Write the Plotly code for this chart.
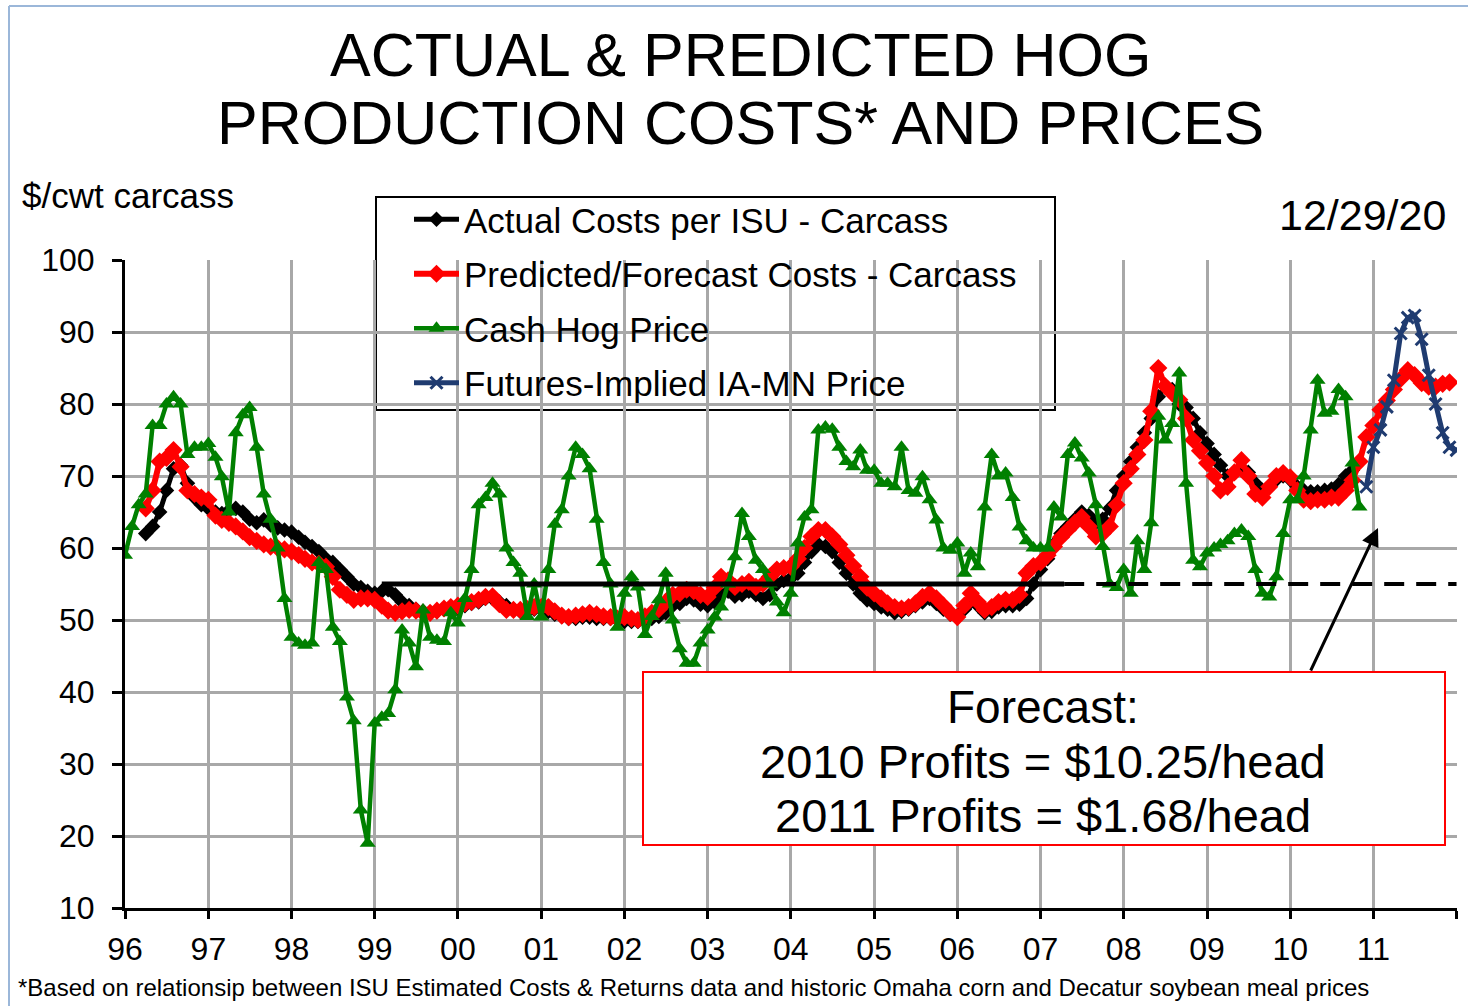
import pandas as pd
import plotly.graph_objects as go

# ---------------- data ----------------
green_start = "1996-01-01"
cash_hog = [
    # 1996
    59, 63, 66, 67.5, 77, 77, 80, 81, 80, 73, 74, 74,
    # 1997
    74.5, 72.6, 69.9, 65, 76, 78.5, 79.5, 74, 67.5, 64, 60, 53,
    # 1998
    47.6, 46.8, 46.5, 46.8, 58, 57, 49, 47, 39.3, 36, 23.6, 19,
    # 1999
    35.7, 36.5, 37, 40.3, 48.6, 46.8, 43.5, 51.4, 47.6, 47.2, 47, 51,
    # 2000
    49.6, 53, 57, 66, 67, 69, 67.5, 60, 58, 56.5, 50.5, 55,
    # 2001
    50.4, 57, 63.3, 65.3, 70, 74, 73, 71, 64, 58, 55, 49,
    # 2002
    53.7, 56, 54.6, 48, 50.5, 52.8, 56.5, 50, 46, 44, 44, 46.8,
    # 2003
    48.6, 50.4, 51.8, 55, 58.8, 64.8, 61.6, 58.3, 57, 55, 52.5, 51,
    # 2004
    53.7, 60.7, 64.3, 65.3, 76.4, 76.8, 76.5, 74, 72, 71.3, 73.6, 70.8,
    # 2005
    70.8, 69, 69, 68.5, 74, 68, 67.6, 69.9, 66.7, 63.9, 60, 59.7,
    # 2006
    60.7, 56.5, 59.3, 57.4, 65.7, 73, 70, 70.4, 67, 62.9, 61, 60,
    # 2007
    60, 60, 65.7, 64.3, 73, 74.6, 72.5, 70.4, 66, 60.2, 55, 54.5,
    # 2008
    57, 53.7, 61, 57, 63.5, 78.3, 75, 77.3, 84.3, 69, 58.3, 57.4,
    # 2009
    59.3, 60, 60.5, 61, 62, 62.5, 61.6, 57, 53.7, 53.2, 56, 62,
    # 2010
    66.7, 66.7, 70, 76.4, 83.3, 78.7, 79, 82, 81, 71.8, 65.7,
]

red_start = "1996-04-01"
forecast_cost = [
    # 1996 Apr-Dec
    65.5, 68, 72, 72.5, 73.6, 71.3, 68, 67.5, 67,
    # 1997
    66.7, 64.5, 63.9, 63.5, 63, 62.3, 61.5, 61, 60.5, 60.2, 60, 59.8,
    # 1998
    59.5, 59, 58.5, 58, 57.8, 57.4, 56, 54.2, 53.5, 52.8, 53, 53,
    # 1999
    52.8, 52, 51.3, 51, 51.2, 51.4, 51.3, 51, 51, 51.3, 51.6, 51.8,
    # 2000
    52, 52.3, 52.5, 52.8, 53.2, 53.3, 52.2, 51.4, 51.4, 51.4, 51.5, 51.8,
    # 2001
    51.8, 51.8, 51.2, 50.6, 50.4, 50.6, 50.8, 51, 50.8, 50.5, 50.4, 50.2,
    # 2002
    50.4, 50.2, 50, 50.5, 51, 51.5, 52.5, 53.5, 53.7, 54.2, 54, 53.5,
    # 2003
    53.2, 54.5, 56, 55.5, 54.6, 55, 55.3, 54.6, 55, 56, 57, 57.2,
    # 2004
    57.4, 58.5, 60, 61.6, 62.5, 62.5, 61.6, 60.5, 59, 57.5, 56, 54.5,
    # 2005
    53.7, 53, 52.3, 51.8, 51.6, 51.8, 52.3, 53.2, 53.7, 53, 52, 51,
    # 2006
    50.4, 52, 53.7, 52.5, 51.4, 51.8, 52.5, 52.8, 52.8, 53.5, 56.5, 57.5,
    # 2007
    58, 59, 60.2, 61.5, 62.5, 63.5, 64.3, 63, 61.6, 62, 63, 66,
    # 2008
    69, 71, 73, 75, 79, 85, 82.5, 81.5, 80.6, 78, 75, 73.5,
    # 2009
    71.8, 70, 68, 68.5, 70.5, 72.2, 70, 67.5, 67, 68.5, 70, 70.4,
    # 2010
    69.8, 68, 66.7, 66.5, 66.7, 66.7, 67, 67, 68, 69.4, 72, 75.4,
    # 2011
    77, 79.2, 80.5, 82, 83.5, 84.7, 84, 82.9, 82.4, 82.4, 82.8, 83,
]

black_start = "1996-04-01"
actual_cost = [
    # 1996 Apr-Dec
    62, 63, 65, 68, 71, 71.5, 69, 67, 66,
    # 1997
    65.5, 65, 64.8, 65.2, 65.5, 65, 64, 63.5, 63.9, 63.2, 62.8, 62.5,
    # 1998
    62.2, 61.5, 60.8, 60.2, 59.5, 58.5, 58, 57, 56, 55, 54.5, 54,
    # 1999
    53.7, 54, 54.2, 53.5, 52.5, 52, 51.5, 51.2, 51, 51.2, 51.5, 51.5,
    # 2000
    51.5, 52, 52.3, 52.5, 53, 53, 52.5, 52, 51.5, 51.2, 51.2, 51.5,
    # 2001
    51.5, 51.2, 50.8, 50.5, 50.2, 50.2, 50.4, 50.4, 50.2, 50.2, 50.2, 50,
    # 2002
    49.8, 49.8, 49.8, 50, 50.2, 50.5, 51, 52, 52.3, 53, 52.8, 52.2,
    # 2003
    52, 52.5, 53.5, 54, 53.3, 53.5, 54, 53.5, 53, 53.5, 55, 55.5,
    # 2004
    55.8, 56.5, 58, 59.5, 60.5, 60.2, 59.5, 58, 56.5, 55, 53.7, 52.8,
    # 2005
    52.3, 51.8, 51.5, 51, 51.2, 51.5, 52, 52.5, 53, 52.3, 51.5, 50.8,
    # 2006
    50.5, 51.5, 52.5, 52, 51, 51.2, 51.8, 52, 52, 52.2, 53, 55,
    # 2007
    57, 58.5, 60.5, 62, 63, 64, 65, 64.5, 63.5, 64, 65.5, 68,
    # 2008
    70, 72, 74, 76, 78, 81, 82.5, 82, 80, 79.5, 78, 76,
    # 2009
    74.5, 73, 71.5, 70, 70.5, 71, 70.5, 69, 68, 68.5, 69.5, 70,
    # 2010
    69.5, 68.5, 68, 67.8, 67.8, 68, 68.2, 68.8, 70, 70.8,
]

blue_start = "2010-12-01"
futures_price = [68.5, 74, 76.4, 79.6, 83.3, 89.8, 92, 92.3, 89, 84, 80, 76, 74, 73.6]

breakeven_level = 55
breakeven_solid = ["1999-02-01", "2007-04-15"]
breakeven_dash = ["2007-04-15", "2012-01-01"]

year_ticks = [f"{y}-01-01" for y in range(1996, 2013)]
year_labels = ["96", "97", "98", "99", "00", "01", "02", "03", "04",
               "05", "06", "07", "08", "09", "10", "11", ""]
y_ticks = [10, 20, 30, 40, 50, 60, 70, 80, 90, 100]

FONT = "Liberation Sans, Arial, sans-serif"


def monthly(start, values):
    return pd.date_range(start, periods=len(values), freq="MS")


fig = go.Figure()

fig.add_trace(go.Scatter(
    x=monthly(black_start, actual_cost), y=actual_cost,
    mode="lines+markers", name="Actual Costs per ISU - Carcass",
    line=dict(color="black", width=5),
    marker=dict(symbol="diamond", size=12, color="black"),
    legendgroup="a"))

fig.add_trace(go.Scatter(
    x=monthly(red_start, forecast_cost), y=forecast_cost,
    mode="lines+markers", name="Predicted/Forecast Costs - Carcass",
    line=dict(color="#ff0000", width=6),
    marker=dict(symbol="diamond", size=14, color="#ff0000"),
    legendgroup="b"))

fig.add_trace(go.Scatter(
    x=monthly(green_start, cash_hog), y=cash_hog,
    mode="lines+markers", name="Cash Hog Price",
    line=dict(color="#008000", width=4.5),
    marker=dict(symbol="triangle-up", size=14, color="#008000"),
    legendgroup="c"))

fig.add_trace(go.Scatter(
    x=monthly(blue_start, futures_price), y=futures_price,
    mode="lines+markers", name="Futures-Implied IA-MN Price",
    line=dict(color="#1f3b70", width=5),
    marker=dict(symbol="x-thin", size=12, color="#1f3b70",
                line=dict(width=3, color="#1f3b70")),
    legendgroup="d"))

fig.add_trace(go.Scatter(
    x=breakeven_solid, y=[breakeven_level] * 2, mode="lines",
    line=dict(color="black", width=5), showlegend=False, hoverinfo="skip"))
fig.add_trace(go.Scatter(
    x=breakeven_dash, y=[breakeven_level] * 2, mode="lines",
    line=dict(color="black", width=4, dash="20px,12px"),
    showlegend=False, hoverinfo="skip"))

L, R, T, B = 125, 11, 260, 98
W, H = 1468, 1006
PW, PH = W - L - R, H - T - B


def px(xpix):
    return (xpix - L) / PW


def py(ypix):
    return (H - B - ypix) / PH


shapes = [
    # legend box
    dict(type="rect", xref="paper", yref="paper",
         x0=px(376), x1=px(1055), y0=py(410), y1=py(197),
         line=dict(color="black", width=2), fillcolor="white", layer="between"),
    # forecast box
    dict(type="rect", xref="paper", yref="paper",
         x0=px(643), x1=px(1445), y0=py(845), y1=py(672),
         line=dict(color="#ff0000", width=2), fillcolor="white", layer="above"),
    # slide frame
    dict(type="line", xref="paper", yref="paper",
         x0=px(9), x1=px(9), y0=py(1006), y1=py(6),
         line=dict(color="#9bb7d9", width=2)),
    dict(type="line", xref="paper", yref="paper",
         x0=px(9), x1=px(1468), y0=py(6), y1=py(6),
         line=dict(color="#9bb7d9", width=2)),
]

annotations = [
    dict(text="ACTUAL &amp; PREDICTED HOG", xref="paper", yref="paper",
         x=px(740), y=py(55), showarrow=False,
         font=dict(size=61, color="black", family=FONT),
         xanchor="center", yanchor="middle"),
    dict(text="PRODUCTION COSTS* AND PRICES", xref="paper", yref="paper",
         x=px(740), y=py(123), showarrow=False,
         font=dict(size=61, color="black", family=FONT),
         xanchor="center", yanchor="middle"),
    dict(text="$/cwt carcass", xref="paper", yref="paper",
         x=px(20), y=py(195), showarrow=False,
         font=dict(size=35, color="black", family=FONT),
         xanchor="left", yanchor="middle"),
    dict(text="12/29/20", xref="paper", yref="paper",
         x=px(1448), y=py(215), showarrow=False,
         font=dict(size=43, color="black", family=FONT),
         xanchor="right", yanchor="middle"),
    dict(text="*Based on relationsip between ISU Estimated Costs &amp; Returns data "
              "and historic Omaha corn and Decatur soybean meal prices",
         xref="paper", yref="paper", x=px(16), y=py(987), showarrow=False,
         font=dict(size=24, color="black", family=FONT),
         xanchor="left", yanchor="middle"),
    dict(text="Forecast:", xref="paper", yref="paper",
         x=px(1043), y=py(707), showarrow=False,
         font=dict(size=46, color="black", family=FONT),
         xanchor="center", yanchor="middle"),
    dict(text="2010 Profits = $10.25/head", xref="paper", yref="paper",
         x=px(1043), y=py(761), showarrow=False,
         font=dict(size=47, color="black", family=FONT),
         xanchor="center", yanchor="middle"),
    dict(text="2011 Profits = $1.68/head", xref="paper", yref="paper",
         x=px(1043), y=py(815), showarrow=False,
         font=dict(size=47, color="black", family=FONT),
         xanchor="center", yanchor="middle"),
    # arrow
    dict(text="", xref="paper", yref="paper", x=px(1378), y=py(528),
         ax=1310 - 1378, ay=672 - 528,
         showarrow=True, arrowhead=2, arrowsize=1.2, arrowwidth=3,
         arrowcolor="black"),
]

fig.update_layout(
    width=W, height=H,
    margin=dict(l=L, r=R, t=T, b=B, pad=0),
    paper_bgcolor="white", plot_bgcolor="white",
    font=dict(family=FONT, color="black"),
    showlegend=True,
    legend=dict(x=px(409), y=py(190), xanchor="left", yanchor="top",
                bgcolor="rgba(0,0,0,0)", borderwidth=0,
                font=dict(size=35, color="black", family=FONT),
                itemwidth=45,
                traceorder="grouped", tracegroupgap=6),
    shapes=shapes, annotations=annotations,
    xaxis=dict(type="date", range=["1996-01-01", "2012-01-03"],
               tickvals=year_ticks, ticktext=year_labels,
               showgrid=True, gridcolor="#a8a8a8", gridwidth=2.5,
               showline=True, linecolor="black", linewidth=3,
               ticks="outside", ticklen=8, tickwidth=3, tickcolor="black",
               tickfont=dict(size=32, color="black", family=FONT),
               ticklabelstandoff=3, zeroline=False),
    yaxis=dict(range=[10, 100], tickvals=y_ticks,
               showgrid=True, gridcolor="#a8a8a8", gridwidth=2.5,
               showline=True, linecolor="black", linewidth=3,
               ticks="outside", ticklen=10, tickwidth=3, tickcolor="black",
               tickfont=dict(size=32, color="black", family=FONT),
               ticklabelstandoff=11, zeroline=False),
)

fig.write_html("out.html",
               config={"displayModeBar": False},
               post_script="document.body.style.margin='0';")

____________________

Written task: Omitting all pictures, restate exactly the lines of the material from its start through the line that contains "import plotly.graph_objects as go".

Written solution:
Write the Plotly code for this chart.
import pandas as pd
import plotly.graph_objects as go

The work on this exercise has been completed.